Give back the full listing, character for character, with no pictures.

• _Recorded information_:
>>>>>

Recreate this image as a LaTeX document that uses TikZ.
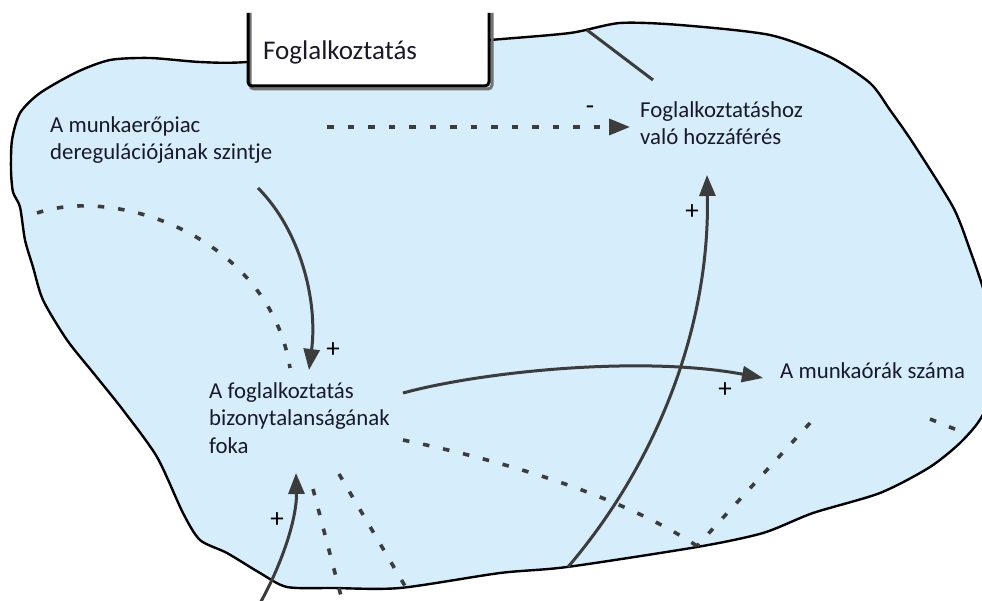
\documentclass[tikz,border=0pt]{standalone}
\usepackage{fontspec}
\setmainfont{Carlito}
\usetikzlibrary{arrows.meta}
\definecolor{blobfill}{RGB}{214,237,252}
\definecolor{lnk}{RGB}{60,60,60}
\definecolor{txt}{RGB}{25,25,40}
\begin{document}
\begin{tikzpicture}[x=1pt,y=-1pt,
  lbl/.style={font=\fontsize{22.8}{27.5}\selectfont, text=txt, inner sep=0pt, align=left, anchor=base west},
  pol/.style={font=\fontsize{27}{28}\selectfont, text=black, inner sep=0pt},
  link/.style={draw=lnk, line width=3pt},
  dotlink/.style={draw=lnk, line width=3.6pt, dash pattern=on 6.5pt off 14pt},
  head/.style={-{Triangle[length=21pt,width=16pt]}},
]
\useasboundingbox (0,0) rectangle (982,601);
\clip (0,0) rectangle (982,601);
\fill[white] (0,0) rectangle (982,601);
% blob
\draw[line width=2.4pt, fill=blobfill] plot[smooth cycle, tension=0.45] coordinates {
 (247,62) (200,62) (150,58) (110,60) (77,72) (40,93) (20,113) (12,140) (11,170) (13,192)
 (20,207) (25,240) (33,267) (43,300) (67,340) (95,375) (123,410) (157,457) (183,513)
 (200,540) (227,553) (260,573) (287,587) (333,588) (400,588) (500,573) (567,567)
 (697,547) (763,533) (813,513) (880,493) (930,467) (963,440) (985,410) (996,350)
 (985,295) (970,250) (953,207) (913,143) (890,110) (870,83) (830,57) (770,35)
 (680,25) (620,23) (570,33) (490,40) (370,50)};
% title box
\fill[white] (247,13) rectangle (490,87);
\draw[line width=3pt, black!55, rounded corners=4pt] (250,13) -- (250,89) -- (492,89) -- (492,13);
\draw[line width=3pt, rounded corners=4pt] (248,13) -- (248,86) -- (489,86) -- (489,13);
\node[font=\fontsize{27}{30}\selectfont, text=txt, anchor=base west, inner sep=0pt] (title) at (263,60) {Foglalkoztatás};
% labels (anchor = baseline of last line)
\node[lbl] (dereg) at (50,160) {A munkaerőpiac\\deregulációjának szintje};
\node[lbl] (access) at (640,145) {Foglalkoztatáshoz\\való hozzáférés};
\node[lbl] (insec) at (209,453) {A foglalkoztatás\\bizonytalanságának\\foka};
\node[lbl] (hours) at (780,378) {A munkaórák száma};
% coordinates
\coordinate (d1) at (327,127); \coordinate (a1) at (630,127);
\coordinate (t1) at (587,30); \coordinate (t2) at (653,80);
\coordinate (d2) at (258,188); \coordinate (i1) at (309,370);
\coordinate (i2) at (403,393); \coordinate (h1) at (763,378);
\coordinate (b1) at (568,567); \coordinate (a2) at (707,175);
\coordinate (b2) at (255,612); \coordinate (i3) at (296,473);
\coordinate (l1) at (37,213); \coordinate (i4) at (290,368);
\coordinate (i5) at (403,440); \coordinate (b3) at (697,546);
\coordinate (h2) at (810,423);
\coordinate (r1) at (930,419); \coordinate (r2) at (962,432);
\coordinate (i6) at (313,489); \coordinate (b4) at (341,596);
\coordinate (i7) at (339,474); \coordinate (b5) at (405,586);
% connectors
\draw[dotlink, head] (d1) -- (a1);
\draw[link] (t1) -- (t2);
\draw[link, head] (d2) .. controls (300,230) and (318,300) .. (i1);
\draw[link, head] (i2) .. controls (480,372) and (640,355) .. (h1);
\draw[link, head] (b1) .. controls (655,465) and (710,330) .. (a2);
\draw[link, head] (b2) .. controls (280,570) and (297,520) .. (i3);
\draw[dotlink] (l1) .. controls (120,185) and (270,240) .. (i4);
\draw[dotlink] (i5) .. controls (500,460) and (620,495) .. (b3);
\draw[dotlink] (h2) -- (b3);
\draw[dotlink] (r1) -- (r2);
\draw[dotlink] (i6) -- (b4);
\draw[dotlink] (i7) -- (b5);
% polarity signs
\node[pol] (m1) at (590,110) {-};
\node[pol] (p1) at (333,350) {+};
\node[pol] (p2) at (725,390) {+};
\node[pol] (p3) at (692,212) {+};
\node[pol] (p4) at (277,520) {+};
\end{tikzpicture}
\end{document}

<<<<<

• _Final result_:
Recreate this image as a LaTeX document that uses TikZ.
\documentclass[tikz,border=0pt]{standalone}
\usepackage{fontspec}
\setmainfont{Carlito}
\usetikzlibrary{arrows.meta}
\definecolor{blobfill}{RGB}{214,237,252}
\definecolor{lnk}{RGB}{60,60,60}
\definecolor{txt}{RGB}{25,25,40}
\begin{document}
\begin{tikzpicture}[x=1pt,y=-1pt,
  lbl/.style={font=\fontsize{22.8}{27.5}\selectfont, text=txt, inner sep=0pt, align=left, anchor=base west},
  pol/.style={font=\fontsize{27}{28}\selectfont, text=black, inner sep=0pt},
  link/.style={draw=lnk, line width=3pt},
  dotlink/.style={draw=lnk, line width=3.6pt, dash pattern=on 6.5pt off 14pt},
  head/.style={-{Triangle[length=21pt,width=16pt]}},
]
\useasboundingbox (0,0) rectangle (982,601);
\clip (0,0) rectangle (982,601);
\fill[white] (0,0) rectangle (982,601);
% blob
\draw[line width=2.4pt, fill=blobfill] plot[smooth cycle, tension=0.45] coordinates {
 (247,62) (200,62) (150,58) (110,60) (77,72) (40,93) (20,113) (12,140) (11,170) (13,192)
 (20,207) (25,240) (33,267) (43,300) (67,340) (95,375) (123,410) (157,457) (183,513)
 (200,540) (227,553) (260,573) (287,587) (333,588) (400,588) (500,573) (567,567)
 (697,547) (763,533) (813,513) (880,493) (930,467) (963,440) (985,410) (996,350)
 (985,295) (970,250) (953,207) (913,143) (890,110) (870,83) (830,57) (770,35)
 (680,25) (620,23) (570,33) (490,40) (370,50)};
% title box
\fill[white] (247,13) rectangle (490,87);
\draw[line width=3pt, black!55, rounded corners=4pt] (250,13) -- (250,89) -- (492,89) -- (492,13);
\draw[line width=3pt, rounded corners=4pt] (248,13) -- (248,86) -- (489,86) -- (489,13);
\node[font=\fontsize{27}{30}\selectfont, text=txt, anchor=base west, inner sep=0pt] (title) at (263,60) {Foglalkoztatás};
% labels (anchor = baseline of last line)
\node[lbl] (dereg) at (50,160) {A munkaerőpiac\\deregulációjának szintje};
\node[lbl] (access) at (640,145) {Foglalkoztatáshoz\\való hozzáférés};
\node[lbl] (insec) at (209,453) {A foglalkoztatás\\bizonytalanságának\\foka};
\node[lbl] (hours) at (780,378) {A munkaórák száma};
% coordinates
\coordinate (d1) at (327,127); \coordinate (a1) at (630,127);
\coordinate (t1) at (587,30); \coordinate (t2) at (653,80);
\coordinate (d2) at (258,188); \coordinate (i1) at (309,370);
\coordinate (i2) at (403,393); \coordinate (h1) at (763,378);
\coordinate (b1) at (568,567); \coordinate (a2) at (707,175);
\coordinate (b2) at (255,612); \coordinate (i3) at (296,473);
\coordinate (l1) at (37,213); \coordinate (i4) at (290,368);
\coordinate (i5) at (403,440); \coordinate (b3) at (697,546);
\coordinate (h2) at (810,423);
\coordinate (r1) at (930,419); \coordinate (r2) at (962,432);
\coordinate (i6) at (313,489); \coordinate (b4) at (341,596);
\coordinate (i7) at (339,474); \coordinate (b5) at (405,586);
% connectors
\draw[dotlink, head] (d1) -- (a1);
\draw[link] (t1) -- (t2);
\draw[link, head] (d2) .. controls (300,230) and (318,300) .. (i1);
\draw[link, head] (i2) .. controls (480,372) and (640,355) .. (h1);
\draw[link, head] (b1) .. controls (655,465) and (710,330) .. (a2);
\draw[link, head] (b2) .. controls (280,570) and (297,520) .. (i3);
\draw[dotlink] (l1) .. controls (120,185) and (270,240) .. (i4);
\draw[dotlink] (i5) .. controls (500,460) and (620,495) .. (b3);
\draw[dotlink] (h2) -- (b3);
\draw[dotlink] (r1) -- (r2);
\draw[dotlink] (i6) -- (b4);
\draw[dotlink] (i7) -- (b5);
% polarity signs
\node[pol] (m1) at (590,110) {-};
\node[pol] (p1) at (333,350) {+};
\node[pol] (p2) at (725,390) {+};
\node[pol] (p3) at (692,212) {+};
\node[pol] (p4) at (277,520) {+};
\end{tikzpicture}
\end{document}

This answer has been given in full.